Al día siguiente lucía un sol resplandeciente. Más o menos a la misma hora, una abuela y su nieta se acomodaban en el parque, sacaban sus bolsas y cachivaches para merendar.
En un descuido de la anciana, la niña se alejó unos metros y fue a parar al banco que se encontraba enfrente. No había nadie. Los ojos de la pequeña escudriñaban la madera como buscando a un señor mayor que se hubiera hecho pequeño, minúsculo. No encontró nada. Su abuela la llamaba con desgana, con un trozo de plátano en la mano, mirando a su alrededor sin fijarse en nada en concreto. La pequeña, sentada en la arena, jugaba metiendo el dedo en una muesca del suelo, relatando en su extraño idioma.
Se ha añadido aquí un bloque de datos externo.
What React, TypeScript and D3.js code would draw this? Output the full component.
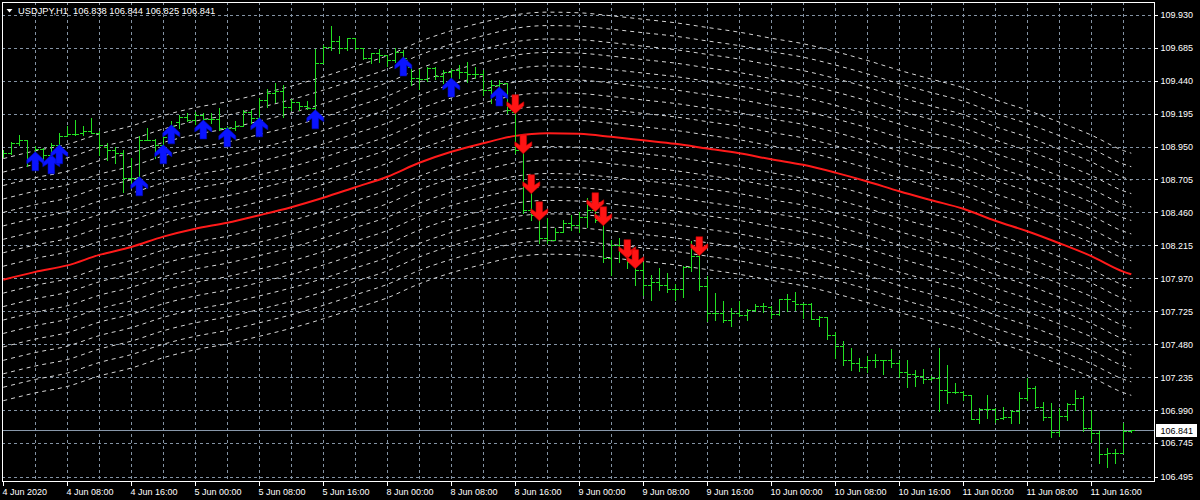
import React from 'react';
import * as d3 from 'd3';

const W = 1200;
const H = 500;

const titleText = 'USDJPY,H1  106.838 106.844 106.825 106.841';
const currentPrice = 106.841;

const priceTicks = [109.930, 109.685, 109.440, 109.195, 108.950, 108.705, 108.460, 108.215, 107.970, 107.725, 107.480, 107.235, 106.990, 106.745, 106.495];

const timeLabels = ['4 Jun 2020', '4 Jun 08:00', '4 Jun 16:00', '5 Jun 00:00', '5 Jun 08:00', '5 Jun 16:00', '8 Jun 00:00', '8 Jun 08:00', '8 Jun 16:00', '9 Jun 00:00', '9 Jun 08:00', '9 Jun 16:00', '10 Jun 00:00', '10 Jun 08:00', '10 Jun 16:00', '11 Jun 00:00', '11 Jun 08:00', '11 Jun 16:00'];
const barsPerLabel = 8;
const barsPerGrid = 4;

const opens = [
  108.888, 108.901, 108.975, 109.000, 108.851, 108.933, 108.888, 108.963, 109.025, 109.042,
  109.050, 109.062, 109.054, 108.950, 108.925, 108.901, 108.718, 108.718, 109.000, 109.000,
  108.963, 109.052, 109.133, 109.173, 109.148, 109.185, 109.155, 109.155, 109.089, 109.089,
  109.104, 109.208, 109.163, 109.297, 109.349, 109.359, 109.245, 109.284, 109.252, 109.235,
  109.574, 109.692, 109.737, 109.680, 109.755, 109.680, 109.606, 109.643, 109.631, 109.594,
  109.653, 109.544, 109.458, 109.450, 109.534, 109.475, 109.504, 109.519, 109.504, 109.490,
  109.490, 109.371, 109.408, 109.423, 109.210, 108.925, 108.480, 108.443, 108.272, 108.257,
  108.317, 108.384, 108.369, 108.428, 108.480, 108.406, 108.124, 108.220, 108.184, 108.094,
  108.034, 107.923, 107.945, 107.923, 107.893, 107.893, 108.057, 108.134, 107.910, 107.715,
  107.715, 107.658, 107.713, 107.700, 107.737, 107.767, 107.757, 107.708, 107.817, 107.799,
  107.782, 107.782, 107.668, 107.683, 107.552, 107.470, 107.366, 107.342, 107.312, 107.366,
  107.361, 107.361, 107.337, 107.272, 107.260, 107.242, 107.223, 107.230, 107.136, 107.123,
  107.123, 107.106, 106.926, 107.000, 107.000, 106.933, 106.941, 106.980, 107.082, 107.151,
  107.015, 106.938, 106.826, 106.950, 107.032, 107.082, 106.859, 106.817, 106.661, 106.674,
  106.674, 106.838,
];

const highs = [
  108.925, 108.987, 109.037, 109.000, 108.955, 108.940, 108.978, 109.050, 109.099, 109.148,
  109.099, 109.161, 109.062, 108.975, 108.950, 108.925, 108.864, 109.025, 109.087, 109.005,
  109.052, 109.136, 109.185, 109.198, 109.208, 109.200, 109.200, 109.237, 109.099, 109.136,
  109.223, 109.223, 109.312, 109.378, 109.423, 109.408, 109.304, 109.284, 109.291, 109.675,
  109.705, 109.846, 109.772, 109.755, 109.755, 109.680, 109.648, 109.673, 109.631, 109.680,
  109.668, 109.544, 109.525, 109.544, 109.539, 109.519, 109.525, 109.556, 109.581, 109.544,
  109.519, 109.445, 109.445, 109.423, 109.210, 108.987, 108.607, 108.458, 108.421, 108.346,
  108.406, 108.443, 108.465, 108.569, 108.495, 108.406, 108.257, 108.272, 108.198, 108.124,
  108.094, 107.997, 108.049, 108.012, 107.930, 108.064, 108.245, 108.146, 107.985, 107.864,
  107.799, 107.752, 107.799, 107.745, 107.782, 107.789, 107.762, 107.817, 107.856, 107.869,
  107.789, 107.789, 107.688, 107.683, 107.569, 107.502, 107.453, 107.374, 107.391, 107.411,
  107.366, 107.446, 107.366, 107.366, 107.292, 107.297, 107.242, 107.453, 107.329, 107.188,
  107.131, 107.106, 107.008, 107.099, 107.008, 107.015, 106.990, 107.123, 107.230, 107.173,
  107.049, 107.045, 107.008, 107.040, 107.138, 107.094, 106.990, 106.834, 106.711, 106.703,
  106.896, 106.844,
];

const lows = [
  108.871, 108.896, 108.963, 108.802, 108.844, 108.836, 108.866, 108.963, 109.025, 109.037,
  109.037, 109.050, 108.888, 108.851, 108.827, 108.609, 108.679, 108.654, 109.000, 108.864,
  108.950, 109.050, 109.087, 109.136, 109.119, 109.148, 109.126, 109.074, 109.037, 109.074,
  109.104, 109.124, 109.163, 109.245, 109.284, 109.173, 109.223, 109.218, 109.228, 109.223,
  109.569, 109.668, 109.643, 109.668, 109.673, 109.599, 109.574, 109.581, 109.549, 109.581,
  109.569, 109.408, 109.376, 109.440, 109.450, 109.421, 109.408, 109.458, 109.432, 109.458,
  109.334, 109.275, 109.371, 109.200, 108.901, 108.458, 108.406, 108.235, 108.235, 108.257,
  108.317, 108.331, 108.317, 108.354, 108.391, 108.094, 107.997, 108.094, 108.049, 107.923,
  107.849, 107.812, 107.886, 107.871, 107.812, 107.834, 108.022, 107.886, 107.651, 107.663,
  107.643, 107.613, 107.688, 107.658, 107.725, 107.717, 107.676, 107.700, 107.725, 107.737,
  107.676, 107.668, 107.613, 107.520, 107.379, 107.329, 107.287, 107.279, 107.272, 107.312,
  107.255, 107.312, 107.238, 107.163, 107.173, 107.193, 107.213, 106.982, 107.040, 107.119,
  107.064, 106.921, 106.891, 106.933, 106.901, 106.921, 106.891, 106.896, 107.064, 107.008,
  106.915, 106.792, 106.797, 106.915, 106.990, 106.834, 106.752, 106.594, 106.570, 106.594,
  106.668, 106.825,
];

const closes = [
  108.901, 108.975, 109.000, 108.851, 108.933, 108.888, 108.963, 109.025, 109.042, 109.042,
  109.062, 109.054, 108.963, 108.925, 108.901, 108.718, 108.718, 109.000, 109.000, 108.963,
  109.022, 109.104, 109.173, 109.148, 109.185, 109.155, 109.155, 109.089, 109.089, 109.104,
  109.208, 109.163, 109.297, 109.349, 109.359, 109.245, 109.284, 109.252, 109.235, 109.574,
  109.692, 109.737, 109.680, 109.755, 109.680, 109.606, 109.643, 109.631, 109.594, 109.653,
  109.608, 109.458, 109.450, 109.534, 109.475, 109.504, 109.519, 109.504, 109.490, 109.490,
  109.371, 109.408, 109.423, 109.223, 108.925, 108.480, 108.443, 108.272, 108.257, 108.317,
  108.384, 108.369, 108.428, 108.480, 108.406, 108.124, 108.220, 108.184, 108.094, 108.034,
  107.923, 107.945, 107.923, 107.893, 107.893, 108.057, 108.134, 107.910, 107.715, 107.715,
  107.658, 107.713, 107.700, 107.737, 107.767, 107.767, 107.708, 107.817, 107.817, 107.782,
  107.782, 107.668, 107.683, 107.552, 107.470, 107.366, 107.342, 107.312, 107.366, 107.361,
  107.361, 107.337, 107.272, 107.260, 107.242, 107.223, 107.230, 107.136, 107.123, 107.123,
  107.106, 106.926, 107.000, 107.000, 106.926, 106.941, 106.980, 107.082, 107.151, 107.015,
  106.938, 106.826, 106.950, 107.032, 107.082, 106.859, 106.817, 106.661, 106.674, 106.674,
  106.838, 106.841,
];

// centre line (red) read at every 4th bar, plus the last bar
const maBars = [0, 4, 8, 12, 16, 20, 24, 28, 32, 36, 40, 44, 48, 52, 56, 60, 64, 68, 72, 76, 80, 84, 88, 92, 96, 100, 104, 108, 112, 116, 120, 124, 128, 132, 136, 140, 141];
const maValues = [107.960, 108.018, 108.066, 108.144, 108.203, 108.280, 108.339, 108.383, 108.439, 108.499, 108.569, 108.647, 108.725, 108.829, 108.911, 108.974, 109.029, 109.049, 109.044, 109.022, 108.996, 108.970, 108.935, 108.900, 108.855, 108.814, 108.756, 108.690, 108.617, 108.551, 108.487, 108.398, 108.320, 108.231, 108.135, 108.020, 108.000];
const bandStep = 0.1;
const bandCount = 9;

// signal arrows: bar index and price of the arrow tip
const upArrowBars = [4, 6, 7, 17, 20, 21, 25, 28, 32, 39, 50, 56, 62];
const upArrowPrices = [108.911, 108.888, 108.963, 108.725, 108.963, 109.111, 109.148, 109.089, 109.163, 109.223, 109.616, 109.460, 109.393];
const downArrowBars = [64, 65, 66, 67, 74, 75, 78, 79, 87];
const downArrowPrices = [109.193, 108.896, 108.599, 108.398, 108.465, 108.361, 108.116, 108.042, 108.138];

const FONT = '"Liberation Sans", Arial, sans-serif';
const BAR_COLOR = '#22e022';
const GRID_COLOR = '#8493a4';
const BAND_COLOR = '#d6d6d6';

const plotLeft = 2;
const plotTop = 2;
const plotRight = 1154;
const plotBottom = 481;

export default function App() {
  const n = opens.length;
  const x = d3.scaleLinear().domain([0, n - 1]).range([3.3, 3.3 + 8 * (n - 1)]);
  const y = d3.scaleLinear().domain([106.495, 109.930]).range([476.7, 14.7]);
  const cx = (i: number) => Math.round(x(i)) + 0.5;
  const cy = (p: number) => Math.round(y(p)) + 0.5;

  const maPts = maBars.map((b, i) => [b, maValues[i]] as [number, number]);
  const lineGen = (offset: number) =>
    d3
      .line<[number, number]>()
      .x((d) => x(d[0]))
      .y((d) => y(d[1] + offset))
      .curve(d3.curveMonotoneX)(maPts) || '';

  const bandOffsets: number[] = [];
  for (let k = 1; k <= bandCount; k++) {
    bandOffsets.push(k * bandStep);
    bandOffsets.push(-k * bandStep);
  }

  const gridBars: number[] = [];
  for (let b = barsPerGrid; b < n; b += barsPerGrid) gridBars.push(b);

  const upArrow = 'M0,0 L8.5,8 L8.5,12 L3.3,8.6 L3.3,19 L-3.3,19 L-3.3,8.6 L-8.5,12 L-8.5,8 Z';
  const downArrow = 'M0,0 L8.5,-8 L8.5,-12 L3.3,-8.6 L3.3,-19 L-3.3,-19 L-3.3,-8.6 L-8.5,-12 L-8.5,-8 Z';

  const curY = cy(currentPrice);

  return (
    <svg
      width={W}
      height={H}
      style={{ position: 'absolute', left: 0, top: 0, display: 'block', background: '#000' }}
      fontFamily={FONT}
    >
      <defs>
        <clipPath id="plotClip">
          <rect x={plotLeft + 1} y={plotTop + 1} width={plotRight - plotLeft - 1} height={plotBottom - plotTop - 1} />
        </clipPath>
      </defs>
      <rect x={0} y={0} width={W} height={H} fill="#000" />

      {/* grid */}
      <g stroke={GRID_COLOR} strokeWidth={1} strokeDasharray="3 3" shapeRendering="crispEdges">
        {priceTicks.map((p) => (
          <line key={'h' + p} x1={plotLeft} x2={plotRight} y1={cy(p)} y2={cy(p)} />
        ))}
        {gridBars.map((b) => (
          <line key={'v' + b} x1={cx(b)} x2={cx(b)} y1={plotTop} y2={plotBottom} />
        ))}
      </g>

      <g clipPath="url(#plotClip)">
        {/* envelope bands */}
        <g fill="none" stroke={BAND_COLOR} strokeWidth={1} strokeDasharray="4 4">
          {bandOffsets.map((o) => (
            <path key={'b' + o} d={lineGen(o)} />
          ))}
        </g>
        {/* centre line */}
        <path d={lineGen(0)} fill="none" stroke="#ff1a1a" strokeWidth={2} />

        {/* current price line */}
        <line x1={plotLeft} x2={plotRight} y1={curY} y2={curY} stroke="#8898aa" strokeWidth={1} shapeRendering="crispEdges" />

        {/* OHLC bars */}
        <g stroke={BAR_COLOR} strokeWidth={1} shapeRendering="crispEdges">
          {opens.map((o, i) => {
            const xi = cx(i);
            const hi = Math.max(highs[i], o, closes[i]);
            const lo = Math.min(lows[i], o, closes[i]);
            return (
              <g key={'bar' + i}>
                <line x1={xi} x2={xi} y1={cy(hi) - 0.5} y2={cy(lo) + 0.5} />
                <line x1={xi - 3.5} x2={xi} y1={cy(o)} y2={cy(o)} />
                <line x1={xi} x2={xi + 3.5} y1={cy(closes[i])} y2={cy(closes[i])} />
              </g>
            );
          })}
        </g>

        {/* arrows */}
        {upArrowBars.map((b, i) => (
          <path key={'ua' + i} d={upArrow} transform={`translate(${x(b)},${y(upArrowPrices[i])})`} fill="#0a14ff" stroke="#0008c0" strokeWidth={0.6} />
        ))}
        {downArrowBars.map((b, i) => (
          <path key={'da' + i} d={downArrow} transform={`translate(${x(b)},${y(downArrowPrices[i])})`} fill="#ff1414" stroke="#c00000" strokeWidth={0.6} />
        ))}
      </g>

      {/* frame */}
      <rect x={plotLeft + 0.5} y={plotTop + 0.5} width={plotRight - plotLeft} height={plotBottom - plotTop} fill="none" stroke="#ffffff" strokeWidth={1} shapeRendering="crispEdges" />

      {/* price axis */}
      <g fill="#ffffff" fontSize={9}>
        {priceTicks.map((p) => (
          <g key={'pl' + p}>
            <line x1={plotRight} x2={plotRight + 4} y1={cy(p)} y2={cy(p)} stroke="#ffffff" shapeRendering="crispEdges" />
            <text x={1160.5} y={y(p) + 3.4}>{p.toFixed(3)}</text>
          </g>
        ))}
      </g>

      {/* current price label */}
      <rect x={1156} y={curY - 6.5} width={41} height={13} fill="#ffffff" />
      <text x={1160.5} y={curY + 3.6} fontSize={9} fill="#000000">{currentPrice.toFixed(3)}</text>

      {/* time axis */}
      <g fill="#ffffff" fontSize={9}>
        {timeLabels.map((t, k) => {
          const xi = cx(k * barsPerLabel);
          return (
            <g key={'tl' + k}>
              <line x1={xi} x2={xi} y1={plotBottom} y2={plotBottom + 5} stroke="#ffffff" shapeRendering="crispEdges" />
              <text x={xi - 1} y={494.5}>{t}</text>
            </g>
          );
        })}
      </g>

      {/* title */}
      <path d="M6.5,9 L12.5,9 L9.5,12.5 Z" fill="#ffffff" />
      <text x={18} y={13.6} fontSize={9.3} fill="#ffffff" style={{ whiteSpace: 'pre' }}>{titleText}</text>
    </svg>
  );
}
A partir de ese día, eran otros los que ocupaban aquel asiento, en el lado derecho. Parejas, jóvenes que bromean en pandilla, algún obrero que almuerza y deja volar sus pensamientos. Peones en el tablero de la existencia depositados allí, buscando la salida a su laberinto en un barrio cualquiera, insulso y sin personalidad. De vez en cuando, la sombra de un hombre apocado se intuye en aquellos rincones, y después del crepitar de las piedras tras los pasos, un sonido seco de madera quiebra el silencio como una caricia, al paso de la gente.